Say how many lines contain the word "this". Only the number should be given.

→ **Available data**
--- BEGIN ---

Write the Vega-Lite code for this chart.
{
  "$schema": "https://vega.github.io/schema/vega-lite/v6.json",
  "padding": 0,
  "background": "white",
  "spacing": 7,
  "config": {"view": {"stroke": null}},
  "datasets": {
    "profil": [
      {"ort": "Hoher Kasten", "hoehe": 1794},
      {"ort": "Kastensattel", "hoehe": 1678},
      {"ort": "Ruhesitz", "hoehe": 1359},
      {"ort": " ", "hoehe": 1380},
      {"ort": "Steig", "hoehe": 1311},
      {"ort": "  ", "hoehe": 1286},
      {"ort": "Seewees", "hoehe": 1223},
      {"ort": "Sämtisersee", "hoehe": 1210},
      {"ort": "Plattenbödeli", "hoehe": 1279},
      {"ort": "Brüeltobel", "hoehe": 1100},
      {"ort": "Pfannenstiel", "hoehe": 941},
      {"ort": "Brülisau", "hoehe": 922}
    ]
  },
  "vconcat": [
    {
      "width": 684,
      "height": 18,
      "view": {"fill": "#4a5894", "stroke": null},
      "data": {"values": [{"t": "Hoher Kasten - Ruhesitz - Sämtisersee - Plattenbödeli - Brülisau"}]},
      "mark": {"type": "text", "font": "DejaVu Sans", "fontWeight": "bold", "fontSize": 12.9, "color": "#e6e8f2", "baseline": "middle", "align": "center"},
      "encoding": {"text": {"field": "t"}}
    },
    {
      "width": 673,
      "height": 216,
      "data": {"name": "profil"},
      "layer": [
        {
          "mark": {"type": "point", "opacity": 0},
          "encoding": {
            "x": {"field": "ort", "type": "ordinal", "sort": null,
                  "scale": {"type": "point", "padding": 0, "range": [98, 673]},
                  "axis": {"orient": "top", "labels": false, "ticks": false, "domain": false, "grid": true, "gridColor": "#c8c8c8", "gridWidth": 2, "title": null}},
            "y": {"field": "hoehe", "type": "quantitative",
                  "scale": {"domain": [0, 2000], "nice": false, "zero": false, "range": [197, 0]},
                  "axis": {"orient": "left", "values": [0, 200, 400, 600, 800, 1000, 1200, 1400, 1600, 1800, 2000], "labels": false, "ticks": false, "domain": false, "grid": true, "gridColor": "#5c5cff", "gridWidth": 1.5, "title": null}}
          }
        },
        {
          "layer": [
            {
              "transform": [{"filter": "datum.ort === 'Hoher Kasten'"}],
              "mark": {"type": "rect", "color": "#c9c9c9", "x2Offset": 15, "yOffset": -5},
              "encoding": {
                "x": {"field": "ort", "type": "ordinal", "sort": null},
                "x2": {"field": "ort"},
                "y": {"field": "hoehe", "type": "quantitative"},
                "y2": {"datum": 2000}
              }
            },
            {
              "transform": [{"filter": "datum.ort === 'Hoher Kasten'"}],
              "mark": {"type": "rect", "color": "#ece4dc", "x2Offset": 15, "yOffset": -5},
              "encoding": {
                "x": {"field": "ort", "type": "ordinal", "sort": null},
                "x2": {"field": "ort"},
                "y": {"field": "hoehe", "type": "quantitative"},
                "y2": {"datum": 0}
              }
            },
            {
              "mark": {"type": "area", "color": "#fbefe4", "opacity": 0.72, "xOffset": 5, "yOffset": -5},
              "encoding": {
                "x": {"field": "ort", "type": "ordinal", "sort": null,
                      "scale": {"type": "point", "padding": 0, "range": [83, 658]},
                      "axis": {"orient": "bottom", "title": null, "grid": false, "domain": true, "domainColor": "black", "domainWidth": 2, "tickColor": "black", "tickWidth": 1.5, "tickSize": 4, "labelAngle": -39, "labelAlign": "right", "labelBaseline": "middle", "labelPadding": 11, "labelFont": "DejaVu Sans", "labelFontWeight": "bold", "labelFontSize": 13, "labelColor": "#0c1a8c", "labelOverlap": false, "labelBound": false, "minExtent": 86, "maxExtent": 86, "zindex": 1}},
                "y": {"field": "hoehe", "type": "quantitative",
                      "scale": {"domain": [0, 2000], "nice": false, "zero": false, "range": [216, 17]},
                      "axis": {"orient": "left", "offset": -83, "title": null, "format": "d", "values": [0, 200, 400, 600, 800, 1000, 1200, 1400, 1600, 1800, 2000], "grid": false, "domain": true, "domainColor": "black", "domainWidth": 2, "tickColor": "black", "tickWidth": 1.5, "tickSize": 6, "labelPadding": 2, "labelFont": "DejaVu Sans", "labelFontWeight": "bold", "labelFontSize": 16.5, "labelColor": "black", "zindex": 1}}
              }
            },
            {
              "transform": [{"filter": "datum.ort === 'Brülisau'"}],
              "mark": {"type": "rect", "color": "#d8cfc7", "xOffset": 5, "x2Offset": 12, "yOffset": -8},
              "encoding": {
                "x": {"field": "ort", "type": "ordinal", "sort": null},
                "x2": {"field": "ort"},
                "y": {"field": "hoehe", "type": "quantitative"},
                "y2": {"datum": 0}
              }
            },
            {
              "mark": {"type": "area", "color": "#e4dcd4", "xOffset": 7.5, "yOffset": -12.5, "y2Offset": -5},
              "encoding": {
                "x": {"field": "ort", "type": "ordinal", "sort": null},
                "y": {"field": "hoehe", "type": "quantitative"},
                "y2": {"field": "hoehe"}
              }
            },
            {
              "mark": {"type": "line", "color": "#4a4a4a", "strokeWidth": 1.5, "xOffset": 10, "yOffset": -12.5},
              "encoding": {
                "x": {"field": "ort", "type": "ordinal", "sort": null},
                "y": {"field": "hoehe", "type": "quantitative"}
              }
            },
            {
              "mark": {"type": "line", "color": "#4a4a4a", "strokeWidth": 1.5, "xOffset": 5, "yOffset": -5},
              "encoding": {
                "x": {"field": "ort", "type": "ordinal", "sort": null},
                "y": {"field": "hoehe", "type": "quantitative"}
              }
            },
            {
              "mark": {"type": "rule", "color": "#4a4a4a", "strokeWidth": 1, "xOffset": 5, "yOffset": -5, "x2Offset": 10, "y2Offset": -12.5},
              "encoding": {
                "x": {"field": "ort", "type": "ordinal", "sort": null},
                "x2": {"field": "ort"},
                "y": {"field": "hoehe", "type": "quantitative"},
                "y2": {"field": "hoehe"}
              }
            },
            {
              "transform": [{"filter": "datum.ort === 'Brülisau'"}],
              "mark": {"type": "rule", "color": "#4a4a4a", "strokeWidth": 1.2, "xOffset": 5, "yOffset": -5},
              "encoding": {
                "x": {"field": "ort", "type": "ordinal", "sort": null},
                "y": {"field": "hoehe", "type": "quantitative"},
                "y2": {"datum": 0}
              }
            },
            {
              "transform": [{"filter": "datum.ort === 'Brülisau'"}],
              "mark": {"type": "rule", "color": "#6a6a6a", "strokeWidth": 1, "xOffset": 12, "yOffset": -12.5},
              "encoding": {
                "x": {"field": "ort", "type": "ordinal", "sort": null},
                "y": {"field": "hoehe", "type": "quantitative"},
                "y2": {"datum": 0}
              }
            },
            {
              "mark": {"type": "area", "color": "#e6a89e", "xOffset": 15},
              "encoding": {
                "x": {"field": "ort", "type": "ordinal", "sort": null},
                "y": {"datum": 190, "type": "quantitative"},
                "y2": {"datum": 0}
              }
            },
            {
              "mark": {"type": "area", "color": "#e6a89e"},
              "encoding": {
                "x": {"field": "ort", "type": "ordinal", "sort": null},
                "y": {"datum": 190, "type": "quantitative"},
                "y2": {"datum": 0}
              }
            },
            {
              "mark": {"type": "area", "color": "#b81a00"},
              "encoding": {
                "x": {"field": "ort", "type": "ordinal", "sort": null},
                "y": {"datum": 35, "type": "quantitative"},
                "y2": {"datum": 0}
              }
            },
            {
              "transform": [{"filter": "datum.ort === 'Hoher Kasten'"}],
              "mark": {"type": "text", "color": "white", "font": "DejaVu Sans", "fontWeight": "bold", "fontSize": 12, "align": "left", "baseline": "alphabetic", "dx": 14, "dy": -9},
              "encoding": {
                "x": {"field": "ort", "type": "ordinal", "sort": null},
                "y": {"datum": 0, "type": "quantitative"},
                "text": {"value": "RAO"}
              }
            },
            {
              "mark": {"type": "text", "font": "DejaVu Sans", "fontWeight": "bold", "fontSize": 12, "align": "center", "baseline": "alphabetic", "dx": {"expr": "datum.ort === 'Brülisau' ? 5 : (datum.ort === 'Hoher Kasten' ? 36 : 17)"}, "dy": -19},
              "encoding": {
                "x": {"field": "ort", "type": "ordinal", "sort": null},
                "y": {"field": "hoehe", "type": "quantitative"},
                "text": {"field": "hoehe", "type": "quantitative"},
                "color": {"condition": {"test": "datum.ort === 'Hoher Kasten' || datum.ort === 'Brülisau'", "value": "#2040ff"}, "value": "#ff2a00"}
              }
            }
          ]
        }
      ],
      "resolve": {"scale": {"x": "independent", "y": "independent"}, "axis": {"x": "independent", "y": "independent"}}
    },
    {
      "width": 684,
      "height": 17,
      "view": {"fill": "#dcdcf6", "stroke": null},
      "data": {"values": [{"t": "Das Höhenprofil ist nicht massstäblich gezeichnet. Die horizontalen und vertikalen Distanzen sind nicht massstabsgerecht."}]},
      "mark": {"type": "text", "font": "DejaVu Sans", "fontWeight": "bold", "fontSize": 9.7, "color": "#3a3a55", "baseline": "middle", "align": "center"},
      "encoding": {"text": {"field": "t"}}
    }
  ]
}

--- END ---
--- BEGIN ---

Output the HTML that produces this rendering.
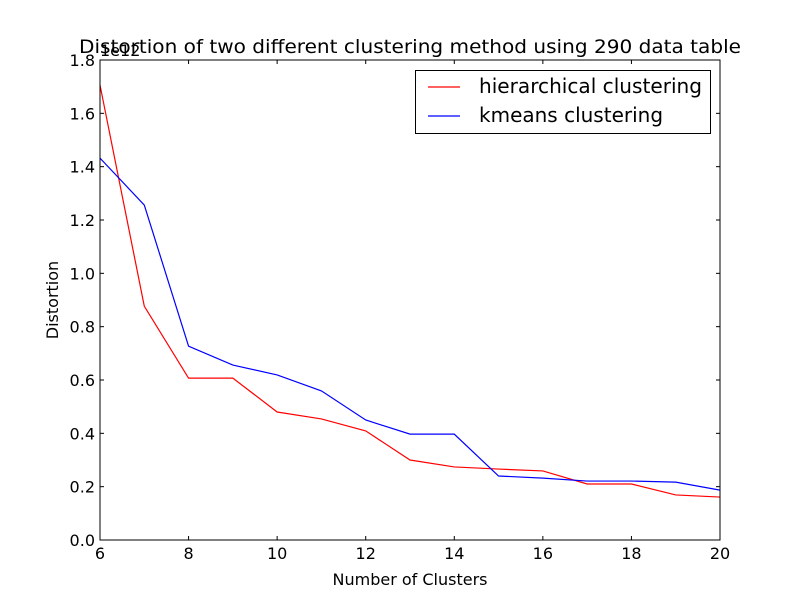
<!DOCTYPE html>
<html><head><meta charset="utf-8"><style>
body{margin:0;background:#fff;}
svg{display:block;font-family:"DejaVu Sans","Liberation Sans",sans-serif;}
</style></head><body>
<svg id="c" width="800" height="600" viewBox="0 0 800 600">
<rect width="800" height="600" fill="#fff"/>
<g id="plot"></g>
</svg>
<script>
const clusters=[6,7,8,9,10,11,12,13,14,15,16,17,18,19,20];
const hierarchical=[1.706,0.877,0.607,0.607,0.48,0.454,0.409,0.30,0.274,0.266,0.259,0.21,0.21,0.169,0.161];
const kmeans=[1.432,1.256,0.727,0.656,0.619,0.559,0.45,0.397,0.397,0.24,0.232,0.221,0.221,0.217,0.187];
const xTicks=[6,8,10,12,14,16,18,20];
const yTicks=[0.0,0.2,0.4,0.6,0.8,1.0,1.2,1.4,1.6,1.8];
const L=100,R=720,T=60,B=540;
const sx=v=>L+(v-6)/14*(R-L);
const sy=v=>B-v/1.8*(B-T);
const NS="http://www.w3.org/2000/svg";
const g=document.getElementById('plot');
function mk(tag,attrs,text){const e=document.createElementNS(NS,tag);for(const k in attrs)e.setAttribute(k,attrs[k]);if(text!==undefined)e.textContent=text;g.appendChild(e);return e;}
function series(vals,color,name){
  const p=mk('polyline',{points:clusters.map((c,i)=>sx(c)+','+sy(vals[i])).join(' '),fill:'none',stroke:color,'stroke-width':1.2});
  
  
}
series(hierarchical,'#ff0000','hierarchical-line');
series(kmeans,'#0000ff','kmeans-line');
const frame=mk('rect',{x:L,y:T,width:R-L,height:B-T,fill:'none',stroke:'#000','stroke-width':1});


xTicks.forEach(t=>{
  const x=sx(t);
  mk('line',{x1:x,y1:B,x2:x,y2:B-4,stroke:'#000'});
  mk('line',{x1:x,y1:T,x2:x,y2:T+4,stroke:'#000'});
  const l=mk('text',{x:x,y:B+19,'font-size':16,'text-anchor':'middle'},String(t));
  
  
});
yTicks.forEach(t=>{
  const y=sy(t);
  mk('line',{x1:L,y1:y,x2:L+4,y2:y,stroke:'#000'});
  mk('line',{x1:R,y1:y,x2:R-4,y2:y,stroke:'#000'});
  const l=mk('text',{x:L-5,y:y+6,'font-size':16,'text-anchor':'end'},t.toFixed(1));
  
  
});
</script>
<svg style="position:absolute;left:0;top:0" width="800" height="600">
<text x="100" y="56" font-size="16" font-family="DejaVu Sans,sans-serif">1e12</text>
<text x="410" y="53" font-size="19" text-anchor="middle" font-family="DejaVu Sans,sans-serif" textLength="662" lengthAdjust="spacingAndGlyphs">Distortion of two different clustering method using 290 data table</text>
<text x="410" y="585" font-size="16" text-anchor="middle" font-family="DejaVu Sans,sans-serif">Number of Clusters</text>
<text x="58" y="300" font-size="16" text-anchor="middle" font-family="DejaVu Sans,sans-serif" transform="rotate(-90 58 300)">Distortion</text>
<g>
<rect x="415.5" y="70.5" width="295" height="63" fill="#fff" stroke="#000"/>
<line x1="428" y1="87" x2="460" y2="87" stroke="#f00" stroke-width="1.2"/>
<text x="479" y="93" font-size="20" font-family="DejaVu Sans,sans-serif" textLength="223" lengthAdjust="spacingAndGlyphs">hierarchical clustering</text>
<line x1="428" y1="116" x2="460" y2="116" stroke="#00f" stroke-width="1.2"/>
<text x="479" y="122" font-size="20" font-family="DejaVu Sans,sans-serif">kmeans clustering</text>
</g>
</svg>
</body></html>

--- END ---

→ **Solution**
2